AndIKnewYouMeantIt · 27/06/2023 13:25

I actually find this upsetting because normally the kids round here doing this are being parented by shit adults who ignore them and they just want someone to talk to them.

A dad I know was in the park the other day with his 4 year old and another one. Apparently the other mum juat walked off to the shops when she saw he'd latched onto this dad, without a word. She was gone an hour.

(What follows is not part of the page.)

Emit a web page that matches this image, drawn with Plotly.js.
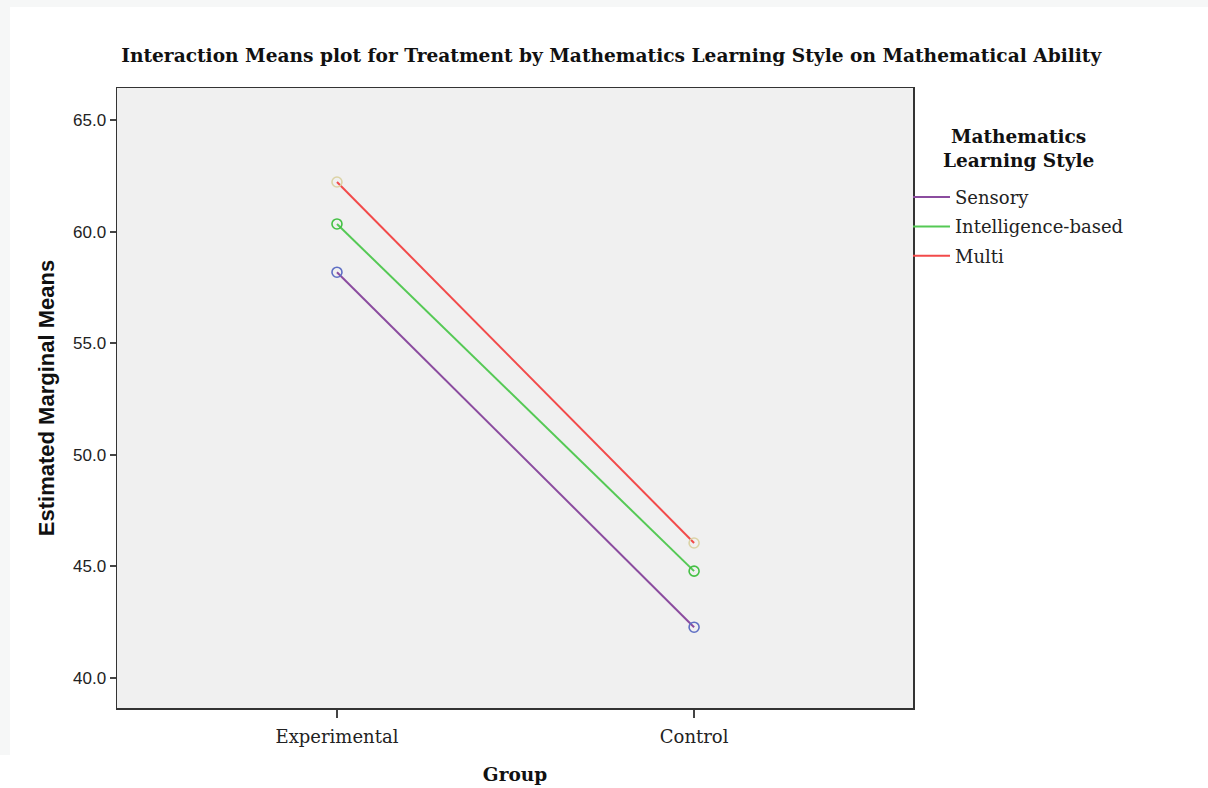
<!DOCTYPE html>
<html>
<head>
<meta charset="utf-8">
<script src="https://cdn.plot.ly/plotly-3.0.1.min.js"></script>
<style>
  html, body { margin: 0; padding: 0; background: #ffffff; }
  #chart { position: absolute; left: 0; top: 0; width: 1208px; height: 788px; }
  .strip { position: absolute; background: #f6f7f7; }
</style>
</head>
<body>
<div id="chart"></div>
<div class="strip" style="left:0;top:0;width:1208px;height:7px;"></div>
<div class="strip" style="left:0;top:7px;width:10px;height:748px;"></div>
<script>
// Data
const groups = ["Experimental", "Control"];
const styles = ["Sensory", "Intelligence-based", "Multi"];
const sensory = [58.18, 42.28];
const intelligence = [60.34, 44.79];
const multi = [62.22, 46.05];
const yTickVals = [40, 45, 50, 55, 60, 65];
const yTickText = ["40.0", "45.0", "50.0", "55.0", "60.0", "65.0"];
const legendTitle = "Mathematics<br>Learning Style";

const seriesValues = [sensory, intelligence, multi];
const lineColors = ["#8b4c9f", "#55c955", "#f24a4a"];
const markerColors = ["#5f6fc4", "#45c045", "#dcd3a6"];

const traces = [];
styles.forEach((name, i) => {
  traces.push({
    x: groups, y: seriesValues[i], name: name, type: "scatter", mode: "lines",
    legendgroup: "g" + i,
    line: { color: lineColors[i], width: 2 }, showlegend: true, hoverinfo: "x+y+name"
  });
});
styles.forEach((name, i) => {
  traces.push({
    x: groups, y: seriesValues[i], name: name, type: "scatter", mode: "markers",
    legendgroup: "g" + i,
    marker: { symbol: "circle-open", size: 10, color: markerColors[i], line: { width: 1.6 } },
    showlegend: false, hoverinfo: "skip"
  });
});

const layout = {
  width: 1208, height: 788,
  margin: { l: 117, r: 295, t: 88, b: 80 },
  paper_bgcolor: "#ffffff",
  plot_bgcolor: "#f0f0f0",
  title: {
    text: "Interaction Means plot for Treatment by Mathematics Learning Style on Mathematical Ability",
    font: { family: "DejaVu Serif", size: 18.6, color: "#111111", weight: "bold" },
    x: 0.506, xref: "container", xanchor: "center",
    y: 0.93, yref: "container", yanchor: "middle"
  },
  xaxis: {
    type: "category",
    range: [-0.616, 1.613],
    showgrid: false, zeroline: false,
    showline: true, mirror: true, linecolor: "#333333", linewidth: 1.5,
    ticks: "outside", ticklen: 8, tickwidth: 2, tickcolor: "#444444",
    ticklabelstandoff: 4,
    tickfont: { family: "DejaVu Serif", size: 18, color: "#222222" },
    title: { text: "Group", font: { family: "DejaVu Serif", size: 18.5, color: "#111111", weight: "bold" }, standoff: 22 }
  },
  yaxis: {
    range: [38.66, 66.43],
    tickvals: yTickVals, ticktext: yTickText,
    showgrid: false, zeroline: false,
    showline: true, mirror: true, linecolor: "#333333", linewidth: 1.5,
    ticks: "outside", ticklen: 6, tickwidth: 2, tickcolor: "#444444",
    tickfont: { family: "Liberation Sans", size: 17, color: "#222222" },
    title: { text: "Estimated Marginal Means", font: { family: "Liberation Sans", size: 22, color: "#111111", weight: "bold" }, standoff: 12 }
  },
  legend: {
    x: 0.9937, xanchor: "left", y: 0.8535, yanchor: "top",
    bgcolor: "rgba(0,0,0,0)", borderwidth: 0,
    itemwidth: 37,
    font: { family: "DejaVu Serif", size: 18, color: "#222222" },
    tracegroupgap: 3
  },
  annotations: [{
    text: legendTitle, xref: "paper", yref: "paper",
    x: 1.132, y: 0.903, xanchor: "center", yanchor: "middle", align: "center",
    showarrow: false,
    font: { family: "DejaVu Serif", size: 18.5, color: "#111111", weight: "bold" }
  }],
  showlegend: true
};

Plotly.newPlot("chart", traces, layout, { displayModeBar: false, staticPlot: true });
</script>
</body>
</html>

Fraaahnces · 27/06/2023 13:26

My kids never had the opportunity to potter over and share their unsolicited opinions with random adults because I was supervising them - and interacting with them. The number of times it was assumed that I would be okay with watching random stranger’s kids because I was supervising my own was infuriating! I remember some kids helping themselves to our picnic and then critiquing our food and drinks. They hadn’t asked if they could, they just helped themselves while I was setting up and literally took drinks out of my (much smaller) kid’s hands. I made them put them back, leave our table and go back to their parents, only to have said parents come and berate me for not teaching my kids to share. I suggested that they teach their kids some manners and maybe parent them themselves instead of having them free-range and steal little kid’s food like voracious labradors. They shrugged and said that they’re kids, and what should I expect?
I see no issue in you telling kids that you didn’t ask for their opinion. How else will they learn manners?

JudgeJ · 27/06/2023 13:26

wutheringkites · 27/06/2023 13:18

If this is really happening nearly every time you're out with your kids then you're either making far too much eye contact with other kids or you're being performative with your own kids and drawing them in.

Or more likely they're being brattish because their own parents couldn't care less. I would loathe random children pestering me when I want a quiet time. It wouldn't be at all rude to tell them to 'go away, I don't wnt you round me'.